The rumor was mentioned in the Feb. 5 Inside Wall Street column in Business Week magazine. In the next issue, the same column said a New York investment banker believes General Motors Corp. is a potential suitor. General Electric Co. was also mentioned.
GE flatly denied the report, while GM cited its policy of not commenting on rumors. American Express also declined to comment.
Most industry watchers say they doubt the industrial companies have designs on American Express.
Salomon Brothers analyst Thomas P. Facciola dismissed the report as a "total fabrication," and as "someone thinking out loud."
Nevertheless, some analysts played with the numbers, working out pros and cons for each match.
According to Business Week, American Express could fetch $30 billion in a cash and stock deal at $60 a share, about a $15 premium over the company's market price.

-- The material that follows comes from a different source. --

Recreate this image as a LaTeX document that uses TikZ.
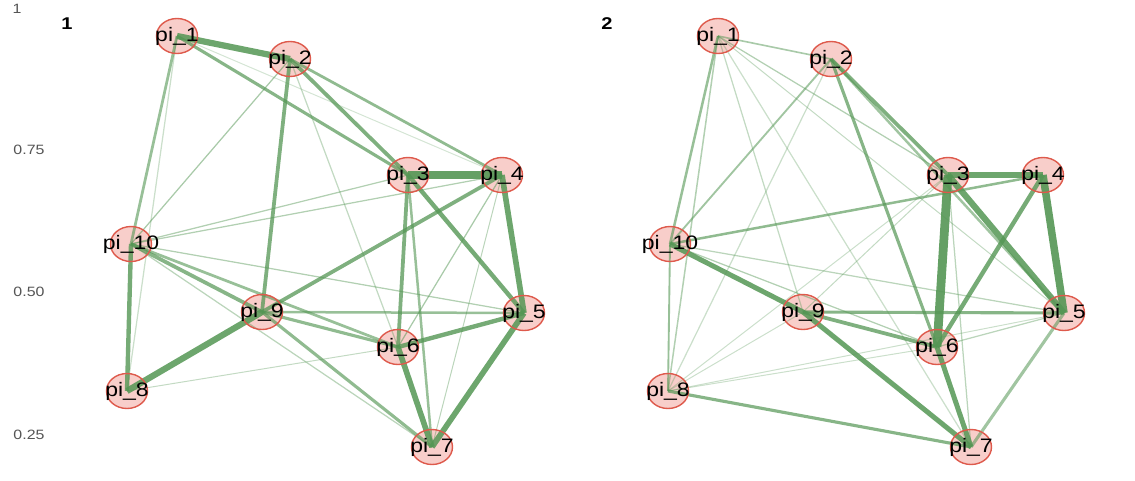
\documentclass[tikz,border=0pt]{standalone}
\usepackage{fontspec}
\setmainfont{Liberation Sans}
\usetikzlibrary{shapes.geometric}
\definecolor{nodefill}{RGB}{248,206,202}
\definecolor{nodeborder}{RGB}{222,90,76}
\definecolor{edgegreen}{RGB}{84,150,84}
\definecolor{ticktext}{RGB}{85,85,85}
\newcommand\hs[1]{\scalebox{1.18}[1]{#1}}
\tikzset{
  nd/.style={ellipse, minimum width=41pt, minimum height=35pt, inner sep=0pt, fill=nodefill},
  ndring/.style={ellipse, minimum width=41pt, minimum height=35pt, inner sep=0pt, draw=nodeborder, line width=1.4pt},
  ndlbl/.style={inner sep=0pt, font=\fontsize{19.5}{19.5}\selectfont, text=black},
  ed/.style 2 args={draw=edgegreen, line width=1.25*#1pt, draw opacity=#2},
  ticklbl/.style={font=\fontsize{13.5}{13.5}\selectfont, text=ticktext, inner sep=0pt},
  panellbl/.style={font=\fontsize{17}{17}\selectfont\bfseries, text=black, inner sep=0pt}
}
\begin{document}
\begin{tikzpicture}[x=1pt,y=-1pt]
\useasboundingbox (0,0) rectangle (1135,480);
% tick labels
\node[ticklbl] (t1) at (17,9) {\hs{1}};
\node[ticklbl] (t2) at (29,150) {\hs{0.75}};
\node[ticklbl] (t3) at (29,292) {\hs{0.50}};
\node[ticklbl] (t4) at (29,435) {\hs{0.25}};
\node[panellbl] (p1) at (67,24) {\hs{1}};
\node[panellbl] (p2) at (607,24) {\hs{2}};
% node fills, panel 1
\foreach \n/\x/\y in {1/177/36, 2/290/59, 3/408/175, 4/502/175, 5/524/313, 6/398/347, 7/432/447, 8/127/391, 9/262/312, 10/131/244}
  \node[nd] (a\n) at (\x,\y) {};
% node fills, panel 2
\foreach \n/\x/\y in {1/718/36, 2/831/59, 3/948/175, 4/1043/175, 5/1064/313, 6/937/347, 7/971/447, 8/668/391, 9/803/312, 10/670/244}
  \node[nd] (b\n) at (\x,\y) {};
% edges, panel 1
\foreach \a/\b/\w/\o in {1/4/0.8/0.25, 1/8/1/0.3, 2/10/1/0.5, 2/6/1/0.35, 3/10/1/0.45, 4/10/1/0.45, 4/6/1/0.5, 4/7/0.8/0.4, 5/10/1/0.45, 6/8/0.8/0.35, 7/10/1/0.4,
  1/10/2.2/0.6, 2/4/2.2/0.65, 3/7/2/0.6, 5/9/2/0.6, 6/10/2.2/0.6, 1/3/2.5/0.7, 6/9/2.5/0.65, 7/9/2.5/0.65,
  2/3/3/0.75, 2/9/3/0.75, 3/6/3/0.75, 4/9/3/0.75, 9/10/3/0.7, 3/5/3.5/0.8, 5/6/3.5/0.8, 8/10/3.5/0.8,
  4/5/4.5/0.85, 5/7/4.5/0.85, 6/7/4.5/0.85, 1/2/5/0.85, 8/9/5/0.85, 3/4/7/0.9}
  \draw[ed={\w}{\o}] (a\a.center) -- (a\b.center);
% edges, panel 2
\foreach \a/\b/\w/\o in {1/9/1/0.35, 1/7/1/0.3, 1/3/1/0.45, 1/5/0.8/0.35, 2/8/1/0.3, 3/7/1/0.4, 3/8/0.8/0.3, 3/9/0.8/0.35, 5/10/1/0.4, 5/6/1/0.4, 5/8/0.8/0.3, 6/10/1/0.45, 6/8/0.8/0.3, 8/9/0.8/0.3,
  1/2/1.3/0.5, 1/8/1.2/0.45, 2/10/1.5/0.55, 8/10/1.5/0.6, 1/10/2/0.6, 2/5/2/0.55, 4/10/2/0.65,
  2/6/2.5/0.7, 5/9/2.5/0.7, 5/7/2.5/0.55, 7/8/2.5/0.7, 2/3/3/0.75, 6/9/3/0.75, 4/6/3.5/0.8,
  6/7/4/0.85, 7/9/4/0.85, 9/10/4/0.85, 3/4/5/0.85, 3/5/5/0.85, 4/5/6/0.9, 3/6/7/0.9}
  \draw[ed={\w}{\o}] (b\a.center) -- (b\b.center);
% rings and labels
\foreach \n in {1,...,10} {
  \node[ndring] (ra\n) at (a\n) {};
  \node[ndring] (rb\n) at (b\n) {};
  \node[ndlbl] (la\n) at (a\n) {\hs{pi\_\n}};
  \node[ndlbl] (lb\n) at (b\n) {\hs{pi\_\n}};
}
\end{tikzpicture}
\end{document}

Some analysts say they believe American Express could actually get more.
"I'm not sure $60 is enough,' said David B. Hilder of Morgan Stanley & Co. He estimated that within 12 months American Express' share price could appreciate to $52, and within three years to $70 or $80.
Oppenheimer & Co. analyst Ned Davis views American Express as a "compelling" takeover candidate. But large acquisitions typically occur when a company has a weak management team, when there are strong synergies between the buyer and seller, or when there is an opportunity to spin off certain businesses.

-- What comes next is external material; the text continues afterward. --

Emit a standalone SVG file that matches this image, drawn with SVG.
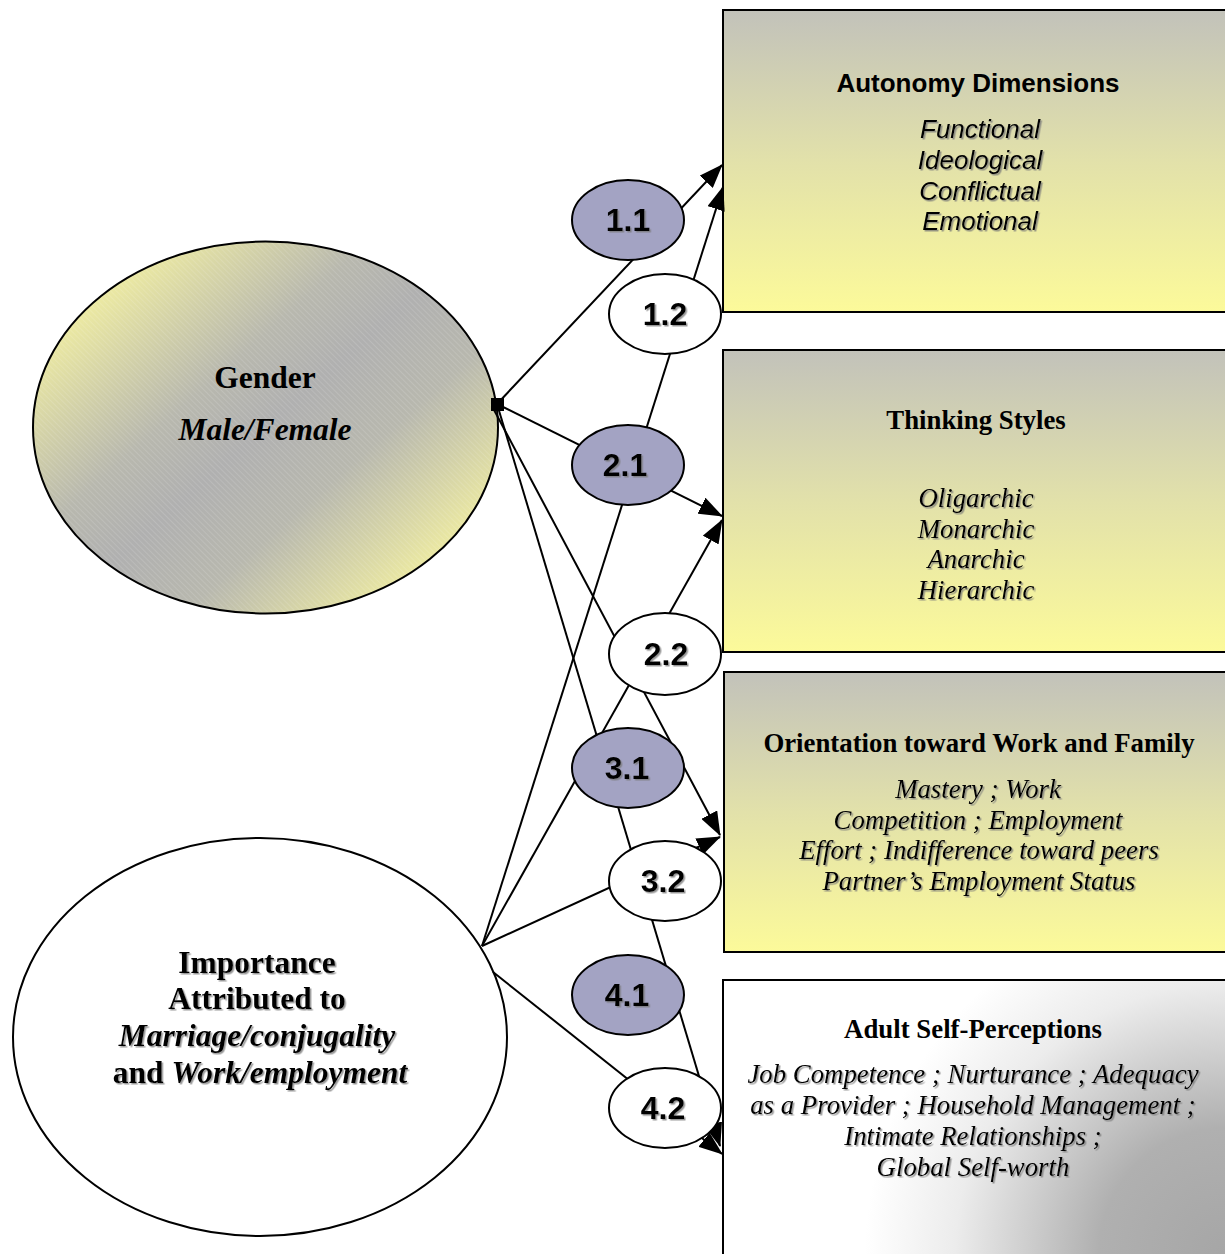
<svg xmlns="http://www.w3.org/2000/svg" width="1225" height="1254" viewBox="0 0 1225 1254">
<defs>
<style>
.box{stroke:#000;stroke-width:2}
.big{stroke:#000;stroke-width:2}
.sm{stroke:#000;stroke-width:2}
.dark{fill:#a3a3c3}
.light{fill:#fff}
.num{font-family:"Liberation Sans",Arial,sans-serif;font-weight:bold;font-size:32px;text-anchor:middle;fill:#000}
.ta{font-family:"Liberation Sans",Arial,sans-serif;font-weight:bold;font-size:26px;text-anchor:middle}
.ia{font-family:"Liberation Sans",Arial,sans-serif;font-style:italic;font-size:26px;text-anchor:middle}
.tt{font-family:"Liberation Serif","Times New Roman",serif;font-weight:bold;font-size:26.8px;text-anchor:middle}
.it{font-family:"Liberation Serif","Times New Roman",serif;font-style:italic;font-size:26.8px;text-anchor:middle}
.bt{font-family:"Liberation Serif","Times New Roman",serif;font-weight:bold;font-size:31.5px;text-anchor:middle}
.conn line{stroke:#000;stroke-width:2;marker-end:url(#arr)}
</style>
<marker id="arr" markerUnits="userSpaceOnUse" markerWidth="24" markerHeight="18" refX="23" refY="9" orient="auto" viewBox="0 0 24 18">
<path d="M0,0 L24,9 L0,18 z" fill="#000"/>
</marker>
<filter id="sh" x="-10%" y="-30%" width="130%" height="170%">
<feDropShadow dx="1.5" dy="1.5" stdDeviation="0.7" flood-color="#777" flood-opacity="0.75"/>
</filter>
<linearGradient id="gy" x1="0" y1="0" x2="0" y2="1">
<stop offset="0" stop-color="#c2c2ba"/>
<stop offset="0.5" stop-color="#e2e1aa"/>
<stop offset="1" stop-color="#fcfa9a"/>
</linearGradient>
<radialGradient id="gw" gradientUnits="userSpaceOnUse" cx="1225" cy="1254" r="360">
<stop offset="0" stop-color="#a6a6a6"/>
<stop offset="0.35" stop-color="#b0b0b0"/>
<stop offset="0.75" stop-color="#ececec"/>
<stop offset="1" stop-color="#ffffff"/>
</radialGradient>
<linearGradient id="gg" x1="0.08" y1="0.12" x2="0.92" y2="0.88">
<stop offset="0" stop-color="#f6f3a0"/>
<stop offset="0.35" stop-color="#b8b8ae"/>
<stop offset="0.5" stop-color="#b0b0b0"/>
<stop offset="0.68" stop-color="#b8b8ae"/>
<stop offset="1" stop-color="#f6f3a0"/>
</linearGradient>
<pattern id="hatch" patternUnits="userSpaceOnUse" width="4" height="4" patternTransform="rotate(-45)">
<line x1="0" y1="0" x2="0" y2="4" stroke="#fff" stroke-width="1" stroke-opacity="0.25"/>
</pattern>
</defs>
<rect width="1225" height="1254" fill="#fff"/>

<g id="box-autonomy">
<rect class="box" x="723" y="10" width="520" height="302" fill="url(#gy)"/>
<text class="ta" x="978" y="92">Autonomy Dimensions</text>
<g filter="url(#sh)">
<text class="ia" x="980" y="138">Functional</text>
<text class="ia" x="980" y="169">Ideological</text>
<text class="ia" x="980" y="200">Conflictual</text>
<text class="ia" x="980" y="230">Emotional</text>
</g>
</g>

<g id="box-thinking">
<rect class="box" x="723" y="350" width="520" height="302" fill="url(#gy)"/>
<text class="tt" x="976" y="429">Thinking Styles</text>
<g filter="url(#sh)">
<text class="it" x="976" y="507">Oligarchic</text>
<text class="it" x="976" y="538">Monarchic</text>
<text class="it" x="976" y="568">Anarchic</text>
<text class="it" x="976" y="599">Hierarchic</text>
</g>
</g>

<g id="box-orientation">
<rect class="box" x="724" y="672" width="520" height="280" fill="url(#gy)"/>
<text class="tt" x="979" y="752">Orientation toward Work and Family</text>
<g filter="url(#sh)">
<text class="it" x="978" y="798">Mastery ; Work</text>
<text class="it" x="978" y="829">Competition ; Employment</text>
<text class="it" x="979" y="859">Effort ; Indifference toward peers</text>
<text class="it" x="979" y="890">Partner’s Employment Status</text>
</g>
</g>

<g id="box-selfperceptions">
<rect class="box" x="723" y="980" width="520" height="300" fill="url(#gw)"/>
<text class="tt" x="973" y="1038">Adult Self-Perceptions</text>
<g filter="url(#sh)">
<text class="it" x="973" y="1083">Job Competence ; Nurturance ; Adequacy</text>
<text class="it" x="973" y="1114">as a Provider ; Household Management ;</text>
<text class="it" x="973" y="1145">Intimate Relationships ;</text>
<text class="it" x="973" y="1176">Global Self-worth</text>
</g>
</g>

<g id="gender">
<ellipse cx="265.5" cy="427.5" rx="232.5" ry="186" fill="url(#gg)"/>
<ellipse class="big" cx="265.5" cy="427.5" rx="232.5" ry="186" fill="url(#hatch)"/>
<text class="bt" x="265" y="388">Gender</text>
<text class="bt" x="265" y="440" font-style="italic">Male/Female</text>
</g>

<g id="importance">
<ellipse class="big" cx="260" cy="1037" rx="247" ry="199" fill="#fff"/>
<g filter="url(#sh)">
<text class="bt" x="257" y="973">Importance</text>
<text class="bt" x="257" y="1009">Attributed to</text>
<text class="bt" x="257" y="1046" font-style="italic">Marriage/conjugality</text>
<text class="bt" x="260" y="1083">and <tspan font-style="italic">Work/employment</tspan></text>
</g>
</g>

<g id="connectors" class="conn">
<line x1="497" y1="404" x2="722" y2="165"/>
<line x1="482" y1="946" x2="723" y2="187"/>
<line x1="497" y1="404" x2="722" y2="516"/>
<line x1="482" y1="946" x2="722" y2="520"/>
<line x1="493" y1="408" x2="720" y2="835"/>
<line x1="482" y1="946" x2="720" y2="837"/>
<line x1="497" y1="404" x2="720" y2="1146"/>
<line x1="493" y1="972" x2="722" y2="1154"/>
</g>

<g id="n11"><ellipse class="sm dark" cx="628" cy="220" rx="56" ry="40"/><text class="num" x="628" y="231" filter="url(#sh)">1.1</text></g>
<g id="n12"><ellipse class="sm light" cx="665" cy="314" rx="56" ry="40"/><text class="num" x="665" y="325" filter="url(#sh)">1.2</text></g>
<g id="n21"><ellipse class="sm dark" cx="628" cy="465" rx="56" ry="40"/><text class="num" x="625" y="476" filter="url(#sh)">2.1</text></g>
<g id="n22"><ellipse class="sm light" cx="665" cy="654" rx="56" ry="41"/><text class="num" x="666" y="665" filter="url(#sh)">2.2</text></g>
<g id="n31"><ellipse class="sm dark" cx="628" cy="768" rx="56" ry="40"/><text class="num" x="627" y="779" filter="url(#sh)">3.1</text></g>
<g id="n32"><ellipse class="sm light" cx="665" cy="881" rx="56" ry="40"/><text class="num" x="663" y="892" filter="url(#sh)">3.2</text></g>
<g id="n41"><ellipse class="sm dark" cx="628" cy="995" rx="56" ry="40"/><text class="num" x="627" y="1006" filter="url(#sh)">4.1</text></g>
<g id="n42"><ellipse class="sm light" cx="665" cy="1108" rx="56" ry="40"/><text class="num" x="663" y="1119" filter="url(#sh)">4.2</text></g>

<g id="gender-port"><rect x="491" y="398" width="13" height="13" fill="#000"/></g>
</svg>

With the exception of American Express Bank, which the company tried but failed to sell, American Express does not fulfill those conditions, said Mr. Davis.
Moreover, GE owns a bank that is a member of both MasterCard and Visa, and GM markets a successful cobranded credit card with Household Bank. If either company bought American Express, the bank card associations might seek to fight or evict them.
Analysts see no evidence that American Express is shopping itself. So any takeover would likely be hostile.
As one analyst put it, the success of Wells Fargo & Co.'s hostile bid for First Interstate Bancorp may embolden some financial institutions to reconsider their options.
Mr. Hilder said the significance of the rumor is simply that financial companies have healthier balance sheets and capital positions.
"It says less about American Express than it does about market conditions right now," he said.
American Express chairman Harvey Golub joked about the rumor at a meeting Wednesday with securities analysts, said one who was there. Mr. Golub said his daughter was angry that she found out about it at school and not from him. More seriously, Mr. Golub noted that American Express would have to file documents with the Securities Exchange Commission if it were in negotiations, and it has not.